A lot of things happened over this weekend when I was in New York for a debate tournament. Good food, drama, debate and getting hit on by a slightly drunk West Pointer. Interestingly enough, I had debated with him a few hours earlier on whether Harry should have married Hermione or Ginny (ultimately we both agreed on Hermione, obviously). I was honestly flattered, him being very handsome and all. But, since I wasn’t into him, it didn’t have the effect of making me feel good but rather of making me think: Why do all the wrong people hit on me? I know it sounds like a melodramatic statement, and it is, but bear with me.
This past summer when I was in Lisbon, I was sitting with two friends of mine in a square playing music. A group of tourists came towards us and asked one of my friends to play music. As she was playing her guitar, one of the men approached me and started talking to me. Within 10 minutes he had offered to fly me to Milan for a free weekend of vacation and wanted my number. After repeatedly telling him that I wasn’t interested and him insisting, he uttered one of the most disturbing and hilarious things anyone has ever said to me: ‘Don’t leave! I want to have black babies with you!’ However hilarious this very true incident is, at the time I felt once again that the universe was mocking me.
I do realize that the ‘all the wrong people hit on me’ statement is over-used and over dramatic, but I think it is partially true and it is important in our lives. The common thing about the drunk West Point Guy and the Black Babies Guy is that they were blatant. There was no ambiguity as to their ultimate goal. In everyday life though, things are much more complicated. People are not that straightforward and there is a lot of ambiguity as to what friendship is and what is something more. It gets even more complicated for people with a history of low self-esteem, such as me. In those cases, even if another person shows interest, we are in denial that such a thing is a possibility and we don’t see it. Therefore, what we are left with is straightforward and ultimately wrong for us West Point and Black Babies guys or gals or whatever you are into.
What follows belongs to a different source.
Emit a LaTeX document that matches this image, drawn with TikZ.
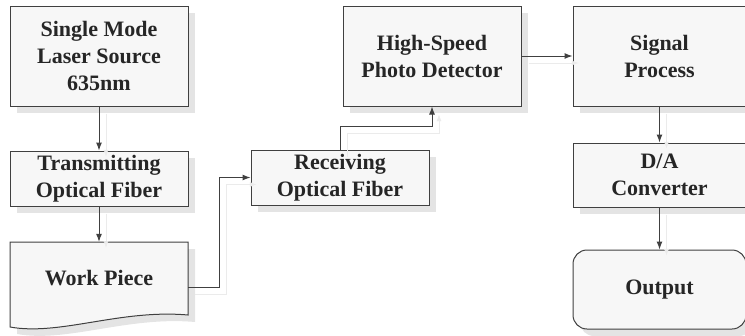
\documentclass[tikz,border=0pt]{standalone}
\usepackage{fontspec}
\setmainfont{Liberation Serif}
\usetikzlibrary{arrows.meta,calc,positioning,shadows}
\definecolor{ink}{HTML}{262626}
\definecolor{edge}{HTML}{404040}
\definecolor{boxfill}{HTML}{F7F7F7}
\definecolor{shade}{HTML}{E4E4E4}
\definecolor{faint}{HTML}{EBEBEB}
\tikzset{
  boxshadow/.style={drop shadow={shadow xshift=7pt,shadow yshift=-7pt,fill=shade,opacity=1}},
  basebox/.style={draw=edge,fill=boxfill,line width=1pt,align=center,text=ink,
    font=\bfseries\fontsize{22}{27}\selectfont,inner sep=0pt,boxshadow},
  docshape/.style={draw=edge,fill=boxfill,line width=1pt,boxshadow},
  arrow/.style={-{Latex[length=8pt,width=6pt]},line width=1pt,draw=edge,
    preaction={draw=faint,transform canvas={xshift=7pt,yshift=-7pt}}}
}

\begin{document}
\begin{tikzpicture}[x=1pt,y=-1pt,
    tall/.style={basebox,minimum width=178pt,minimum height=100pt},
    flat/.style={basebox,minimum width=178pt,minimum height=55pt},
    col/.style={basebox,minimum width=173pt}
  ]
  \useasboundingbox (0,0) rectangle (745,335);
  % left column
  \node[tall] (laser) at (99,56) {Single Mode\\Laser Source\\635nm};
  \node[flat,below=44pt of laser] (trans) {Transmitting\\Optical Fiber};
  \draw[docshape] (10,242) -- (188,242) -- (188,315)
    .. controls (120,309) and (60,336) .. (10,327) -- cycle;
  \node[font=\bfseries\fontsize{22}{27}\selectfont,text=ink,inner sep=0pt,
    minimum width=178pt,minimum height=73pt] (work) at (99,278.5) {Work Piece};
  % middle
  \node[flat] (recv) at (340,177.5) {Receiving\\Optical Fiber};
  \node[tall] (hspd) at (432,56) {High-Speed\\Photo Detector};
  % right column
  \node[col,minimum height=100pt,right=51pt of hspd] (sig) {Signal\\Process};
  \node[col,minimum height=64pt,below=36pt of sig] (da) {D/A\\Converter};
  \node[col,minimum height=79pt,rounded corners=14pt,below=42pt of da] (out) {Output};
  % connectors
  \draw[arrow] (laser) -- (trans);
  \draw[arrow] (trans) -- (work);
  \draw[arrow] ([yshift=-9pt]work.east) -- ++(31,0) |- (recv.west);
  \draw[arrow] (recv.north) -- ++(0,-23) -| (hspd.south);
  \draw[arrow] (hspd) -- (sig);
  \draw[arrow] (sig) -- (da);
  \draw[arrow] (da) -- (out);
\end{tikzpicture}
\end{document}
What is frightening and sad is that everyone has insecurities. A huge majority of women in America have body image issues which are inevitably followed by insecurities and can seriously damage one’s self-esteem. The case is not very different with men, but percentages are lower in comparison to women. The more I talk about feeling insecure the more I discover that almost everyone around me has experienced that feeling at some point in their lives when it comes to relationships. It is a feeling that blinds us from seeing that there are in fact people who like us, a feeling that prevents us from having fulfilling and satisfying relationships with others, whether that be friendships or something more. Because I think that only if we truly love ourselves we can allow others to truly love us in the sense that deep emotional connections stem from sharing every part of one’s being without shame and fear.
I guess what I was really thinking after WestPoint guy was: why does someone I don’t like hit on me and not the person I do like? But what If I am just too blind to see that it is happening? What if the right people are there but we are too afraid and too guarded to see them? So my point for this week’s article is (because I always have one): love yourself and others will love you. But for the sake of being realistic, I will end with this: since people are extremely complicated, whether we like it or not, by loving ourselves we might not get hit on by (or be with) the one we want. Yet, we will at least be able to deal with the disappointment better. And that must be worth something. Right?
Shameless plugin of a song: Everybody by Ingrid Michaelson. Because we all need a cheer-up.